Though to the casual observer, it would appear that Germany has been a relative late comer to the craft beer scene, that is only in the sense of finally entering into the realm of following a trend towards styles quite outside the German brewing box. Less than 10 years ago, to imagine breweries in Germany churning out IPAs and Imperial Stouts would have been nearly sacrilegious to the average beer drinker here, who more or less thought that Germany was already the king of brewing nations.
That could have been seen as cocky if one was to only view the most commercial of German breweries, who had somewhat gravitated towards the production of the safest of beers for their increasingly simplistic consuming audience. Of course, there are hundreds of breweries in Germany that do not fit this description and certainly the majority of these are not the newest craft beer upstarts but often very old breweries that have kept to time honored methods of hand “crafting beers.”

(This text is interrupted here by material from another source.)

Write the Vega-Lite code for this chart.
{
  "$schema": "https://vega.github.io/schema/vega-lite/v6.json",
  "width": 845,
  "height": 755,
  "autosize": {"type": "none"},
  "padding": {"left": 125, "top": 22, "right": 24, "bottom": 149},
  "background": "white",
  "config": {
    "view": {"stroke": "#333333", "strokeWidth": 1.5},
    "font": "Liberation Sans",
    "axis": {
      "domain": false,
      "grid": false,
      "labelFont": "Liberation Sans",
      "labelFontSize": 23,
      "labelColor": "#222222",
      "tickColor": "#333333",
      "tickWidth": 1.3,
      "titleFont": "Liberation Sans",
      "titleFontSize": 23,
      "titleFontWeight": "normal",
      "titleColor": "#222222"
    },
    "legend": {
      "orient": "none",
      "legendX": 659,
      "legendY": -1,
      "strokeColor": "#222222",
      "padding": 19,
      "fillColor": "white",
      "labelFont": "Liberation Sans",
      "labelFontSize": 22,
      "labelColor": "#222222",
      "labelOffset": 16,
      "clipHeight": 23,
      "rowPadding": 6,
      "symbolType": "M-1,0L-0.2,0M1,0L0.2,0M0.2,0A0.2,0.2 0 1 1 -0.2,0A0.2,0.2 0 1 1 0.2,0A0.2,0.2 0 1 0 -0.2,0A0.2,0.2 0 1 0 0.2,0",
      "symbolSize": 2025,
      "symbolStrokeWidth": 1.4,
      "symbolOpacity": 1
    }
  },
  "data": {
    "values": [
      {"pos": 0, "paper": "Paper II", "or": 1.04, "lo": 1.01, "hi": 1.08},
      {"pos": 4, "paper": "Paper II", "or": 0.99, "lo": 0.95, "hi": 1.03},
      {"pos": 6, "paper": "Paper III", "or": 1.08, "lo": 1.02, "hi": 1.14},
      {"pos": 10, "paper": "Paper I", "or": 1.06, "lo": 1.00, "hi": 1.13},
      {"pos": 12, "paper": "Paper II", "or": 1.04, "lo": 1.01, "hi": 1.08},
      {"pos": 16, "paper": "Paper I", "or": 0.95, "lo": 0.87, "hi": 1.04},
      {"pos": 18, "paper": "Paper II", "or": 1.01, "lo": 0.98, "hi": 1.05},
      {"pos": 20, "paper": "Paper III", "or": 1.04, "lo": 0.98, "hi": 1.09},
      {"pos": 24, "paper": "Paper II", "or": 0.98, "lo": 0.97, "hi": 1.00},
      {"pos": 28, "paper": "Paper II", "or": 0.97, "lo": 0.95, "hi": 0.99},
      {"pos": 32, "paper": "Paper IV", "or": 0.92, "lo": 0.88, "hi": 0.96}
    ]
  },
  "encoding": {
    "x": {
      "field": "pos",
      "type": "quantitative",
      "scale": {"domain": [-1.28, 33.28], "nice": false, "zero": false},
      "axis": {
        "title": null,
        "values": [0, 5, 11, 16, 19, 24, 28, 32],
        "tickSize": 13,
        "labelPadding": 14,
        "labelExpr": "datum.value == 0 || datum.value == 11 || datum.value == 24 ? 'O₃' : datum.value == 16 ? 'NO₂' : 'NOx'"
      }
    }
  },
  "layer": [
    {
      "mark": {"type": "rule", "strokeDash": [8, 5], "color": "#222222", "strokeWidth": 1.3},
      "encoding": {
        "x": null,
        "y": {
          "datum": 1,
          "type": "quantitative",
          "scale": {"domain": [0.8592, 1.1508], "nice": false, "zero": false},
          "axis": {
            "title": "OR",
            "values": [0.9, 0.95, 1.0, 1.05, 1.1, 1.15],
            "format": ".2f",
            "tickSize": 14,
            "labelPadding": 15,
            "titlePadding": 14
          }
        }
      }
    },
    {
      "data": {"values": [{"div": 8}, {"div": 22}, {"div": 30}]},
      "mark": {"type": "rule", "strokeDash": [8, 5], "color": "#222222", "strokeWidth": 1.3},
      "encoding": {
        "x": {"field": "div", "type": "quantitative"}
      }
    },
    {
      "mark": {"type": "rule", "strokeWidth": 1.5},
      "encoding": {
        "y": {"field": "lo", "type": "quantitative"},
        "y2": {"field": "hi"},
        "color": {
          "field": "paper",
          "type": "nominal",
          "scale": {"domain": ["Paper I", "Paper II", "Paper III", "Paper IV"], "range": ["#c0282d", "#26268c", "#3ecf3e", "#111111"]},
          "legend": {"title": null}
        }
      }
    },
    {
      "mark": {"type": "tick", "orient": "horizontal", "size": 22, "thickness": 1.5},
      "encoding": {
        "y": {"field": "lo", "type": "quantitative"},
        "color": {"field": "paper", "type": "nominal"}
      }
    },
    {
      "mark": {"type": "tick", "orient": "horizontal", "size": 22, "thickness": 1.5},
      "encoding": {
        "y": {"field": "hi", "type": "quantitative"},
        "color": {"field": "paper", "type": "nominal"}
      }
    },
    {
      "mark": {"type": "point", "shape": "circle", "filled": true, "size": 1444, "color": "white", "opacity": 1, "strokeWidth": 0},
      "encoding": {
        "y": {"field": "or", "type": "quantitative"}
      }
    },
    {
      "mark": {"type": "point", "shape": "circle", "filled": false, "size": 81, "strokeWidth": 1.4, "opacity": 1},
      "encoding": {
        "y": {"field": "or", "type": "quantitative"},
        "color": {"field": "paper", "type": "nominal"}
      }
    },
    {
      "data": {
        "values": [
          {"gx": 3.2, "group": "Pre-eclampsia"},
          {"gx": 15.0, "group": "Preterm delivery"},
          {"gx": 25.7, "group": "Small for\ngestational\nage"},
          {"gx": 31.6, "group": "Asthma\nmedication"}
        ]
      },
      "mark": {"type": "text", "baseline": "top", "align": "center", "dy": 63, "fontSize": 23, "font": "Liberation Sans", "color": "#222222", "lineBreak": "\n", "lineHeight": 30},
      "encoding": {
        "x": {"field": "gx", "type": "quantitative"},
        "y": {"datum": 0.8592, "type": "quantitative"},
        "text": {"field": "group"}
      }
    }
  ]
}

Though a preponderance of such breweries are unevenly concentrated in Franconia, where rural brewers still rule, there are quite a few scattered more widely in Bavaria, as well. One such gem is Maisacher Bräu. Founded in 1556 and run by numerous families but most notably the Sedlmayr’s for a 100 years, it is still very much a small town brewpub with a relatively small distribution.
small town Maisach
Maisach is a town about 45 kilometers northwest of Munich and easily reached via Munich’s excellent public transportation network. The S-3 will have you there in about a half hour and if traveling in a group of up to 5, quite inexpensively with an XXL day ticket for well under 20€. The brewery itself is about a ten minute brisk walk from the station and though Maisach has grown considerably since 1556, it remains a small town at its core and if there in the afternoon on a weekend, you’ll notice just about everything is closed. Thankfully, that does not include the brewpub.

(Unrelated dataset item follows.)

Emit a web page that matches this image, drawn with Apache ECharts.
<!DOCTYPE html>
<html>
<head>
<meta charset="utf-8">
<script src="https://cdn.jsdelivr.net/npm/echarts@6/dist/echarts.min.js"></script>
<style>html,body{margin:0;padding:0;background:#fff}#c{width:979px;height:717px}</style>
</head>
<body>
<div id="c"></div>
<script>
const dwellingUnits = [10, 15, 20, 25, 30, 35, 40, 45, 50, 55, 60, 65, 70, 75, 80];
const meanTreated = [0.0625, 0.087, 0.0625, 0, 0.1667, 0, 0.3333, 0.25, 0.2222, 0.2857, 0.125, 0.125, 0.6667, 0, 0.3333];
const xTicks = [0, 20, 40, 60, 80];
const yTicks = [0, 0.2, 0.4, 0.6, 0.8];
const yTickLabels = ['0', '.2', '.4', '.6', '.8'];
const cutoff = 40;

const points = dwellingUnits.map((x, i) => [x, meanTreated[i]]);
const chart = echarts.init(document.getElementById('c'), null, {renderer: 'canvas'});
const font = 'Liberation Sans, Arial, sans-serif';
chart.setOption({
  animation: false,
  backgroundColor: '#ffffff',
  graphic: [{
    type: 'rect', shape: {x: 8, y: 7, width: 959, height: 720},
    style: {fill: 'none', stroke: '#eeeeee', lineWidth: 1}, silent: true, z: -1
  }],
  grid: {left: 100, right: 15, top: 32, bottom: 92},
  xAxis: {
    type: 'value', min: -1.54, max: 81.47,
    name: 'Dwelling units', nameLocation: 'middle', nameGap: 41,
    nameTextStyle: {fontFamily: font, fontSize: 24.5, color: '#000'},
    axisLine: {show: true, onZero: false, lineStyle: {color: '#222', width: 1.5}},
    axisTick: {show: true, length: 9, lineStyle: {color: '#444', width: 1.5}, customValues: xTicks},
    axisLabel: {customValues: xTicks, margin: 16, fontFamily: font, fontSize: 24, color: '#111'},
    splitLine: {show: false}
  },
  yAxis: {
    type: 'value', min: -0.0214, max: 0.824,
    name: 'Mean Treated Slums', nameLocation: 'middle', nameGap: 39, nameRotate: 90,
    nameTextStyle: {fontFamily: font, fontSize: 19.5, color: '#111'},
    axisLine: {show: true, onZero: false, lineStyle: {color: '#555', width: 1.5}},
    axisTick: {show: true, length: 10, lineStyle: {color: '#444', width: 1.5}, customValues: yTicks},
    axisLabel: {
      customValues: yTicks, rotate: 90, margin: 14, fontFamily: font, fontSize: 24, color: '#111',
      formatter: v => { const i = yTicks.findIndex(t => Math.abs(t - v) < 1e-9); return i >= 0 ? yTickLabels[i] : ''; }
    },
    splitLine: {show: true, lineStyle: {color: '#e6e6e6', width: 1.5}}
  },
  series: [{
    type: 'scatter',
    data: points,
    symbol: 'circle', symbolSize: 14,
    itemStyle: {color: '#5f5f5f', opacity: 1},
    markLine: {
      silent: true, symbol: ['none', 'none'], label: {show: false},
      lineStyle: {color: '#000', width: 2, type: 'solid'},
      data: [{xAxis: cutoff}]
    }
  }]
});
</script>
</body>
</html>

The sight of the red brick brewing chimney dominates the horizon once you make the turn onto the Hauptstraße and your destination is readily apparent. It’s a great old building and the large copper kettle is visible as you walk to the brewpub’s entrance. Once inside, you’re greeted with lots of wooden furnishings and hops hanging from the ceiling. The deep recessed windows add to the Old World feel. It oozes coziness.
copper kettle from the road & hanging hops in the Bräustüberl
Meals are ample and simple in a comforting way. This is no frills Bavarian cuisine but make no mistake, the food is excellent. From Schnitzel to Bavarian “national” dish Schweinsbraten (roast pork), this is hearty stuff, perfect for winter and for eating while drinking beer.
A gorgeous Schweinsbraten & lovely Schnitzel
Their beer lineup is fairly varied for a small town brewpub: Perle (an on the hoppy side Helles), Keller (possibly an unfiltered version of their Perle), Räuber Kneißl (a marvelous Dunkles, perhaps best in southern Bavaria) and a Weißbier (unfiltered wheat beer typical of the region). They also bottle a Pils but with so much on tap, it’s hard to justify drinking one. Their one seasonal is the excellent Maisacher Bock.
The nice logo of the Maisacher Bock
We’ve been here many times, dating back to the late 90s and have never been disappointed. We went yesterday as the Maisacher Bock was newly tapped and well, a Schweinsbraten always sounds good when the temps drop. Though I’ve always loved the Bräustüberl area with the hanging hops, the once quite dated dining room was surprisingly and very nicely renovated so we happily sat there.
the girls enjoying the Maisacher Bock & the newly renovated dining room
I started off with a Bock as an aperitif and the deep golden brew came out with a fluffy white head in an extremely attractive mug with an etched Maisacher Bock logo. It’s a dry fruity bock with a long lingering finish. I bought a couple bottles and have to say, it’s just nowhere near as good as the draft version at the brewpub. It’s worth going out just for it! My wife got the Schnitzel, which she said was freshly breaded and very much homemade. She’s German and she knows her Schnitzel. Our friend and I both opted for the Schweinsbraten, which was huge and flawless: succulent, tender pork with super crispy pork skin on top. The Knödl (potato dumpling) was massive and also homemade. The sauce was dreamy. It comes with an optional Krausalat (a cold cabbage and caraway seed salad) that was laced with small pieces of ham. I switched to the Räuber Kneißl for this. Anything else seems a crime. This is where Bavarian beer and food combine for much more than the individual parts.
Craft beer is alive and well in Maisach. They might not brew an IPA but they don’t have to and my guess is all the great IPA brewers would have a hell of a time topping the Räuber Kneißl if they attempted a Dunkles. Simple things are not always so easy to duplicate. Maisacher has been doing just that since 1556.